THE PROBLEM: Pictures stay out of the copy. Please reproduce only the lines between the one holding "Recreate this image" and the one holding "ng_75, ng_50, ng_25];", inclusive.

### PROVIDED RECORDS

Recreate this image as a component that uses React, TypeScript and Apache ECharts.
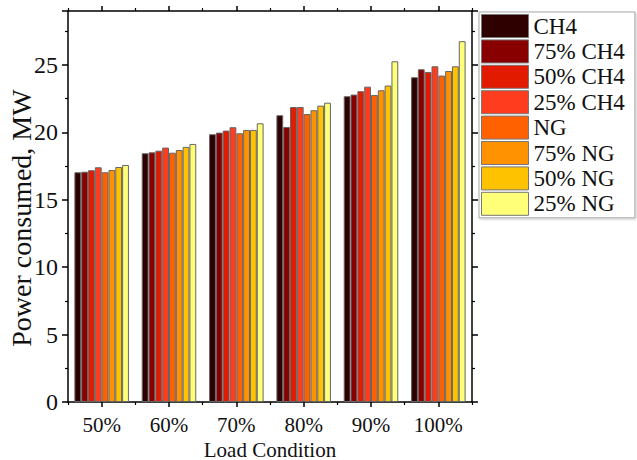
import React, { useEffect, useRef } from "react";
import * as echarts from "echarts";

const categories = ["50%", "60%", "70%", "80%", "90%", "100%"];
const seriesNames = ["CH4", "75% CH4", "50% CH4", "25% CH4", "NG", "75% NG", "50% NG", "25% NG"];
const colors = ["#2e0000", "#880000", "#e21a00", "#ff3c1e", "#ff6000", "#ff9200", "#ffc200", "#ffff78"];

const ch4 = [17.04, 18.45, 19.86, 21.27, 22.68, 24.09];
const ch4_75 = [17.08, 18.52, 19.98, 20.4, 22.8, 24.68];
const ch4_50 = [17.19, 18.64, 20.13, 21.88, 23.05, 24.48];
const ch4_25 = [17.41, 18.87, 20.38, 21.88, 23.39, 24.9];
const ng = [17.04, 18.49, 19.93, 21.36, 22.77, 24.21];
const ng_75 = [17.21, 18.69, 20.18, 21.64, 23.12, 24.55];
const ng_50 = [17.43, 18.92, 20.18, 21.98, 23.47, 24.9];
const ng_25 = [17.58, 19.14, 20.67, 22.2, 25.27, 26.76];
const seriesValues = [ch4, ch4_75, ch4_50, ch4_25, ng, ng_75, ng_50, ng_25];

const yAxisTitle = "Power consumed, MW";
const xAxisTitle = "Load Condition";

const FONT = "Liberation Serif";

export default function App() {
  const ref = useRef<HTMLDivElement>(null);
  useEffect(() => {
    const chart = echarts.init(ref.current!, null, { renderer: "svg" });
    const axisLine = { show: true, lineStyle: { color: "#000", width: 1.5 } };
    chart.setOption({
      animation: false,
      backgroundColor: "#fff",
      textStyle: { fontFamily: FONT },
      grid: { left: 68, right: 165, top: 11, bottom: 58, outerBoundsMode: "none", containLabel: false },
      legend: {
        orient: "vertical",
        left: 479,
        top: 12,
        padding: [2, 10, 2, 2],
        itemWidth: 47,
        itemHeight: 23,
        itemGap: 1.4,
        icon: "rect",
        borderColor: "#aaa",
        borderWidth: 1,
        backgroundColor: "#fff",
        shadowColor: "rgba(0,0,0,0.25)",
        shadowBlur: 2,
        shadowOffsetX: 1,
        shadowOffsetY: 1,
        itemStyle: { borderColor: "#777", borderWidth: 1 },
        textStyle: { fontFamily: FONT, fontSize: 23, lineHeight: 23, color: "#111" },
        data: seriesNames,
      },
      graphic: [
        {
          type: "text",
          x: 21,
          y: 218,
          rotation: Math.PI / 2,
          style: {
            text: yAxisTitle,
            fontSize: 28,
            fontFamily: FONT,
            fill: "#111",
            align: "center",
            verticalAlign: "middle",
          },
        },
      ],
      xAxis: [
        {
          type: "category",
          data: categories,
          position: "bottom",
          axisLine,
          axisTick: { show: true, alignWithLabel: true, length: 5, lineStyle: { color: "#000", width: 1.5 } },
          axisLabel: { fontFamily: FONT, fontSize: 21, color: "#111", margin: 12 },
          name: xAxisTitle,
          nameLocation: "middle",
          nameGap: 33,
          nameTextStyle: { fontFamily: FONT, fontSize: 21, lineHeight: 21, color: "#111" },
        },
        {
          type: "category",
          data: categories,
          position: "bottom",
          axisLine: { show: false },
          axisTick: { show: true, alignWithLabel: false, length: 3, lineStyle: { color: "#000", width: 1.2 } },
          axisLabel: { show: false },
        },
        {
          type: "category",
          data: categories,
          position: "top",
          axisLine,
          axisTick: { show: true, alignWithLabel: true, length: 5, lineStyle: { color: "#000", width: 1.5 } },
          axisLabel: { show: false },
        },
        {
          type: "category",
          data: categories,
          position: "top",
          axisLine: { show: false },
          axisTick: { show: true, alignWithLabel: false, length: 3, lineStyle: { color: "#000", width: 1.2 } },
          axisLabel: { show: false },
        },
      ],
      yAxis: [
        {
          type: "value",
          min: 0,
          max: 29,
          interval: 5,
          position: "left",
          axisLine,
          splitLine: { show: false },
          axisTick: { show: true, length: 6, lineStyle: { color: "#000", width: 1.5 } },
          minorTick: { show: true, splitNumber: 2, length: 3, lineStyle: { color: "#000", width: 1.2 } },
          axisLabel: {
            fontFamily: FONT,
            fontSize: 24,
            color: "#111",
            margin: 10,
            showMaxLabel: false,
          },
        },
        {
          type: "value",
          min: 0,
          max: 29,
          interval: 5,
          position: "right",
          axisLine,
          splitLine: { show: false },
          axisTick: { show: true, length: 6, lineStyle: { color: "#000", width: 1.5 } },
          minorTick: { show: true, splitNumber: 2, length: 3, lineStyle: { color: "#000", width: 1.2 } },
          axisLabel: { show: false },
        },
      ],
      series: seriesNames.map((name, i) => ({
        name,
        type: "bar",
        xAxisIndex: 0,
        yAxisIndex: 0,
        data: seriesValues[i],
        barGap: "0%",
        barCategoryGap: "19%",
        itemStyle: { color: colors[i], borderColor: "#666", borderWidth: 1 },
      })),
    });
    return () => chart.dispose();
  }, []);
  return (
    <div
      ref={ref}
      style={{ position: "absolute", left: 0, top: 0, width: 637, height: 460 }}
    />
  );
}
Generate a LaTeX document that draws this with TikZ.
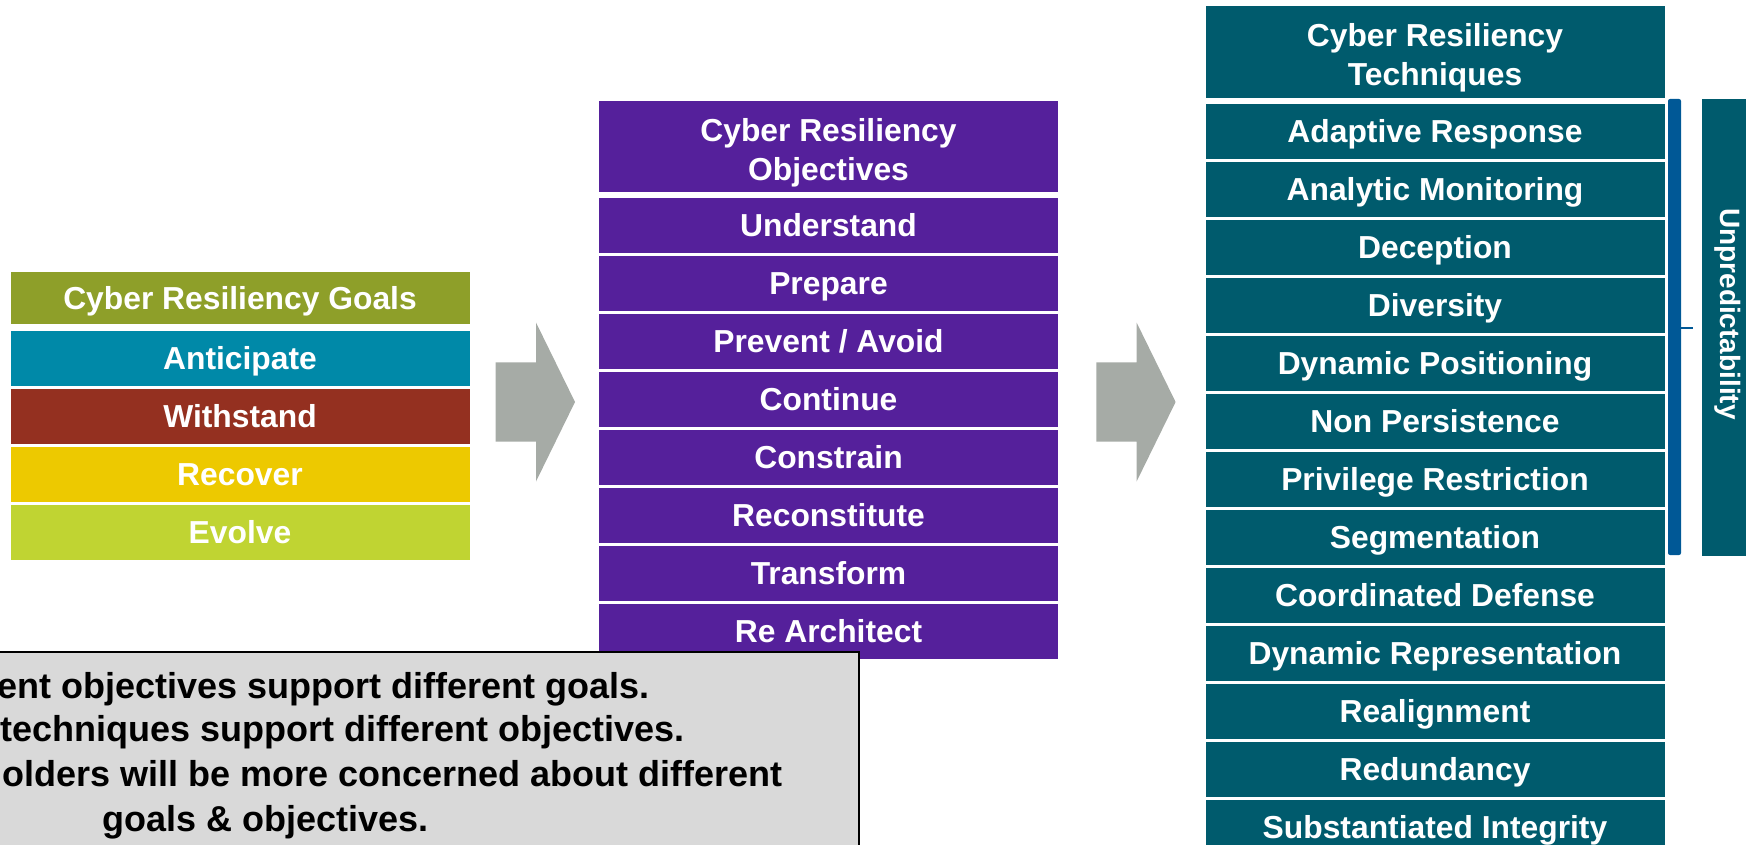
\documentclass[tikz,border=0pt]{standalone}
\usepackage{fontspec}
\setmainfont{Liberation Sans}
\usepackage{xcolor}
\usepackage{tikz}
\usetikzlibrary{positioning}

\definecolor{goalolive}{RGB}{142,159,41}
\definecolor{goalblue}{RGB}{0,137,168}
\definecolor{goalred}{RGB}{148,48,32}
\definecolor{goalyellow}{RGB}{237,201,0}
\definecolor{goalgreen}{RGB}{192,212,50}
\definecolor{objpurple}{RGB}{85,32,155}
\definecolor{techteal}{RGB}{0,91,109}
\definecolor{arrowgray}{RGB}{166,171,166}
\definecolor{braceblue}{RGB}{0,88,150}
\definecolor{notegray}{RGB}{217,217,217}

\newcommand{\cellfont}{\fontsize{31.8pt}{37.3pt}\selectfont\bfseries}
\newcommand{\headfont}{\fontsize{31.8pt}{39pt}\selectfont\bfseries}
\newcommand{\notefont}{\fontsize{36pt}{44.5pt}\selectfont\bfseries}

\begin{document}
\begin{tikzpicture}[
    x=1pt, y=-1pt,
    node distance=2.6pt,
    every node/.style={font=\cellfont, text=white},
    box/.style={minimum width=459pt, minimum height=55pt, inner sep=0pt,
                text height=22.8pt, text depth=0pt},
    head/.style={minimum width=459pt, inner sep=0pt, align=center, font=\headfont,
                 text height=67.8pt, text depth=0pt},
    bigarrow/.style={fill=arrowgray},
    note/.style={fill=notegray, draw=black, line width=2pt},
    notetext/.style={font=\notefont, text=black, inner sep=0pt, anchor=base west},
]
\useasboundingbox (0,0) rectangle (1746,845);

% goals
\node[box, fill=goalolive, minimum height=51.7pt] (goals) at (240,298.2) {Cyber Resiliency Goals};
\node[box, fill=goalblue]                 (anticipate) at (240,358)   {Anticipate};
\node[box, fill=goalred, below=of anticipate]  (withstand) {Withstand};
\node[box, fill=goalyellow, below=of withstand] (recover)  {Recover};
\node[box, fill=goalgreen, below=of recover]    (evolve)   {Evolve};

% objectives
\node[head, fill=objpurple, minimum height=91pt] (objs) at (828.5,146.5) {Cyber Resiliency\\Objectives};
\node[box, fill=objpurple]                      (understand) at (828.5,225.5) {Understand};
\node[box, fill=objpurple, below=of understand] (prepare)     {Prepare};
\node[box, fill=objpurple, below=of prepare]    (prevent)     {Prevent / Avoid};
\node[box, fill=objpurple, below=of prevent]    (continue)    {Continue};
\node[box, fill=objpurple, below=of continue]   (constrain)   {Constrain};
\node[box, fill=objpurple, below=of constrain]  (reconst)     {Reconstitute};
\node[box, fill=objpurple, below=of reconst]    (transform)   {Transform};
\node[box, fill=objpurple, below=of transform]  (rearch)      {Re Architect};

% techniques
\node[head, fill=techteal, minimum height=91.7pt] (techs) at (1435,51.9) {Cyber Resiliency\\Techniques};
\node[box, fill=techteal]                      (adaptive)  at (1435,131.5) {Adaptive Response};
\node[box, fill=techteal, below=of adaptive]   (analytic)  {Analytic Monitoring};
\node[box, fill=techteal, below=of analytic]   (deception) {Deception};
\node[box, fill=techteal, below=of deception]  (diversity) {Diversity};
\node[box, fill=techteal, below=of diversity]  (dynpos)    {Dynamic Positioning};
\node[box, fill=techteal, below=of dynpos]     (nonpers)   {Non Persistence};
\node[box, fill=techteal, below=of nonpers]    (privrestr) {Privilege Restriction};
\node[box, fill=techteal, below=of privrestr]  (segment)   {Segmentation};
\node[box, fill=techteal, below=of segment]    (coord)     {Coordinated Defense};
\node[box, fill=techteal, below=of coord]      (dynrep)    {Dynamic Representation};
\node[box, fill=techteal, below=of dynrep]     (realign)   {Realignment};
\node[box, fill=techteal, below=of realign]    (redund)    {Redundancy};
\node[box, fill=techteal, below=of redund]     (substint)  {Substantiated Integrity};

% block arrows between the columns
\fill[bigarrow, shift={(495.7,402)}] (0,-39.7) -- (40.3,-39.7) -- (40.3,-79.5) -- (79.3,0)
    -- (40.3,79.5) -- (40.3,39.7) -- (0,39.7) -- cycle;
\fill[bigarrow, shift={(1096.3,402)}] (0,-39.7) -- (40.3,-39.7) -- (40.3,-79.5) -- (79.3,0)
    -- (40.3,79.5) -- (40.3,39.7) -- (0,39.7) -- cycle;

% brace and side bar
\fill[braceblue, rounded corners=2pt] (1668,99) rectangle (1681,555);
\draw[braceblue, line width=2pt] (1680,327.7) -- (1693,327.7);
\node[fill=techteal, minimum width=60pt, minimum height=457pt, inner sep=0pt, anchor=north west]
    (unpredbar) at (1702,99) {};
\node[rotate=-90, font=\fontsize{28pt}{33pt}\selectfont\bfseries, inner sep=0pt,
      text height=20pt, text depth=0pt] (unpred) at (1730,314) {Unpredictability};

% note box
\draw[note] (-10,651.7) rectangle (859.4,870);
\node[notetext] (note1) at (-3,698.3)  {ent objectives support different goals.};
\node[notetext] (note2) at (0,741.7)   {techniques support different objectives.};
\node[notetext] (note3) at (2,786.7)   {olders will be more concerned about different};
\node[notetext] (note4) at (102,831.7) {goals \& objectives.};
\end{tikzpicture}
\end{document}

######
### PROVIDED RECORDS

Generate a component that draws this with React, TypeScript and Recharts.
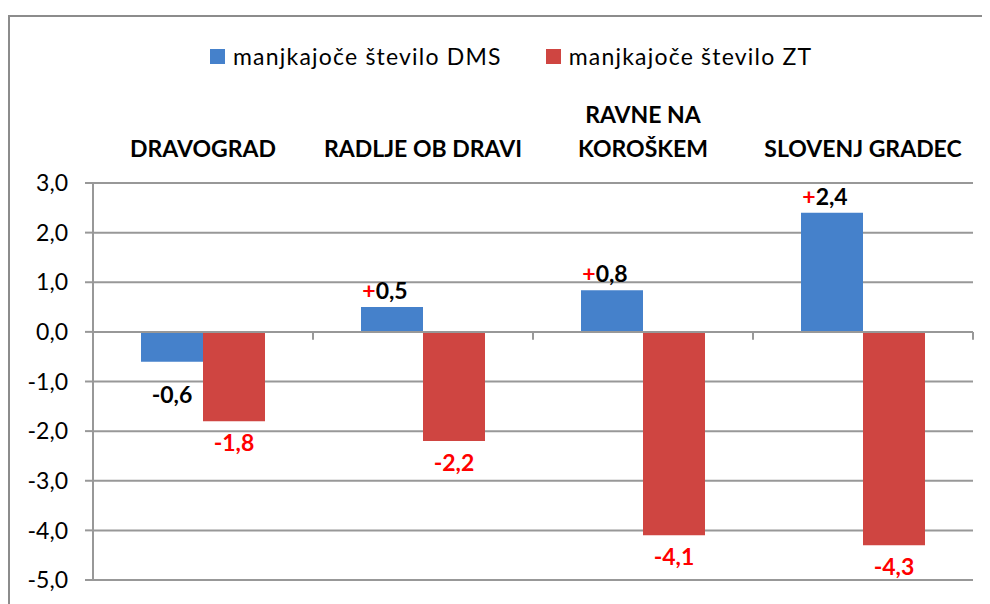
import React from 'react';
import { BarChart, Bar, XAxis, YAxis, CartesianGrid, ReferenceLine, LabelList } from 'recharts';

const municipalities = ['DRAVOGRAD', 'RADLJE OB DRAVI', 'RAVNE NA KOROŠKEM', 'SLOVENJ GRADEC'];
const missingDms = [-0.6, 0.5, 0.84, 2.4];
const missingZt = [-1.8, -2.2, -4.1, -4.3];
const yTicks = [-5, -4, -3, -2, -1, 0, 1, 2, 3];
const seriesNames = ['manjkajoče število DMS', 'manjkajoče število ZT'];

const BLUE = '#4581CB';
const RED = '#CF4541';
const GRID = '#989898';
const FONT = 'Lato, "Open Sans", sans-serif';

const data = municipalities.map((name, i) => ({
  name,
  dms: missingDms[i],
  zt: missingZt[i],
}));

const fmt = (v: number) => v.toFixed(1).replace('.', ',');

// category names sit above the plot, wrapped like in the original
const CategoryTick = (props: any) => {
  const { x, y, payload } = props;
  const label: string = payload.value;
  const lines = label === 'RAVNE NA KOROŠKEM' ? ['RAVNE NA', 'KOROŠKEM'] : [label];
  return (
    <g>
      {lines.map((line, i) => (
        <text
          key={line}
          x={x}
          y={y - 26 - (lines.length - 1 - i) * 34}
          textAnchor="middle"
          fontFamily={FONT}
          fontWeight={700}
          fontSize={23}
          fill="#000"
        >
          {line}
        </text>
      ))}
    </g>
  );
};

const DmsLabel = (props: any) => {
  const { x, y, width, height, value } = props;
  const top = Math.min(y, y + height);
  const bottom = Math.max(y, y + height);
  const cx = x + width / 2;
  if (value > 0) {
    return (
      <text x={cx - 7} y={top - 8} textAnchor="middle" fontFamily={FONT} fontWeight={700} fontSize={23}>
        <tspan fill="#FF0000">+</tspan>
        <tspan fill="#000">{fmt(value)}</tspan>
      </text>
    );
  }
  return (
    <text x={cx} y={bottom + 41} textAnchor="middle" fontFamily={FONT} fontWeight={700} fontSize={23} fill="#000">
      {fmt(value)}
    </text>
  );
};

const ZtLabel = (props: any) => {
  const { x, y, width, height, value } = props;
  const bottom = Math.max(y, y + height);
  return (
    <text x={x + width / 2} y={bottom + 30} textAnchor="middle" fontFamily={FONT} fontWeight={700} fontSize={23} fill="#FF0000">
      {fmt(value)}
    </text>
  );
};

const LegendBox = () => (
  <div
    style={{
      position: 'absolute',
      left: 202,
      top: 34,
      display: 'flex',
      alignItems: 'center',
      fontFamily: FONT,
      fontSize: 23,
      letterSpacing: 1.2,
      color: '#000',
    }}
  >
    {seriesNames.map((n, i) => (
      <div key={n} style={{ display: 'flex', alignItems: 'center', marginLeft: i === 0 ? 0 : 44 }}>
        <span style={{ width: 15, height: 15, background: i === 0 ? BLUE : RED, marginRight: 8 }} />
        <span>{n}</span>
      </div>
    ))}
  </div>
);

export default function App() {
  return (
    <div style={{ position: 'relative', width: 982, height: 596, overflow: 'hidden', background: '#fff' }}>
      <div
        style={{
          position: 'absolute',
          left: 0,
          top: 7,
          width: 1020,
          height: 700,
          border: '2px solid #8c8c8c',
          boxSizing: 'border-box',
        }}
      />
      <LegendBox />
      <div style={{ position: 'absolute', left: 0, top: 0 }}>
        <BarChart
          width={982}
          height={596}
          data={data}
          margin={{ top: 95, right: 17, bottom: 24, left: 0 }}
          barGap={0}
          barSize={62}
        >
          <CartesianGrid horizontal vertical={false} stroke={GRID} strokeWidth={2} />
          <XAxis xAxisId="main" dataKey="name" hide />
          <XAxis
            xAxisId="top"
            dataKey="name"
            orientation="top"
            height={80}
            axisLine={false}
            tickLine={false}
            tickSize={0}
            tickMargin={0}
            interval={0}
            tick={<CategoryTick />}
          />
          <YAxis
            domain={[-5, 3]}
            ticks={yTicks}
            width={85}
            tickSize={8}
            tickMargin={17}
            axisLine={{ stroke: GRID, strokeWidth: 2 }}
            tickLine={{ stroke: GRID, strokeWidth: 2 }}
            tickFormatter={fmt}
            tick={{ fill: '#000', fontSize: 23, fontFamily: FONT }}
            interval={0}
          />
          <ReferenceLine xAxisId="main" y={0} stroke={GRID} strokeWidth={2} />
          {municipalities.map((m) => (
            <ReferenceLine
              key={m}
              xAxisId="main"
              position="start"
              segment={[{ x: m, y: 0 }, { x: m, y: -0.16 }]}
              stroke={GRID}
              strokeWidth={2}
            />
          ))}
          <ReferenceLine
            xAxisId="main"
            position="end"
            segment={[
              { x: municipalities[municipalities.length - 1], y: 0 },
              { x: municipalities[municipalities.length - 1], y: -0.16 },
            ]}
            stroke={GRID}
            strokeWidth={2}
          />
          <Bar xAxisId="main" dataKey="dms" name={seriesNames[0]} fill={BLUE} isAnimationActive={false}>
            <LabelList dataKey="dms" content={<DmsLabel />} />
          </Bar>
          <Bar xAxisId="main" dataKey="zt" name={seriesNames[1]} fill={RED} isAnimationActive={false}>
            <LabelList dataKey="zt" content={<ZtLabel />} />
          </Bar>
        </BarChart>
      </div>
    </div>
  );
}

######

FINISHED ANSWER:
Recreate this image as a component that uses React, TypeScript and Apache ECharts.
import React, { useEffect, useRef } from "react";
import * as echarts from "echarts";

const categories = ["50%", "60%", "70%", "80%", "90%", "100%"];
const seriesNames = ["CH4", "75% CH4", "50% CH4", "25% CH4", "NG", "75% NG", "50% NG", "25% NG"];
const colors = ["#2e0000", "#880000", "#e21a00", "#ff3c1e", "#ff6000", "#ff9200", "#ffc200", "#ffff78"];

const ch4 = [17.04, 18.45, 19.86, 21.27, 22.68, 24.09];
const ch4_75 = [17.08, 18.52, 19.98, 20.4, 22.8, 24.68];
const ch4_50 = [17.19, 18.64, 20.13, 21.88, 23.05, 24.48];
const ch4_25 = [17.41, 18.87, 20.38, 21.88, 23.39, 24.9];
const ng = [17.04, 18.49, 19.93, 21.36, 22.77, 24.21];
const ng_75 = [17.21, 18.69, 20.18, 21.64, 23.12, 24.55];
const ng_50 = [17.43, 18.92, 20.18, 21.98, 23.47, 24.9];
const ng_25 = [17.58, 19.14, 20.67, 22.2, 25.27, 26.76];
const seriesValues = [ch4, ch4_75, ch4_50, ch4_25, ng, ng_75, ng_50, ng_25];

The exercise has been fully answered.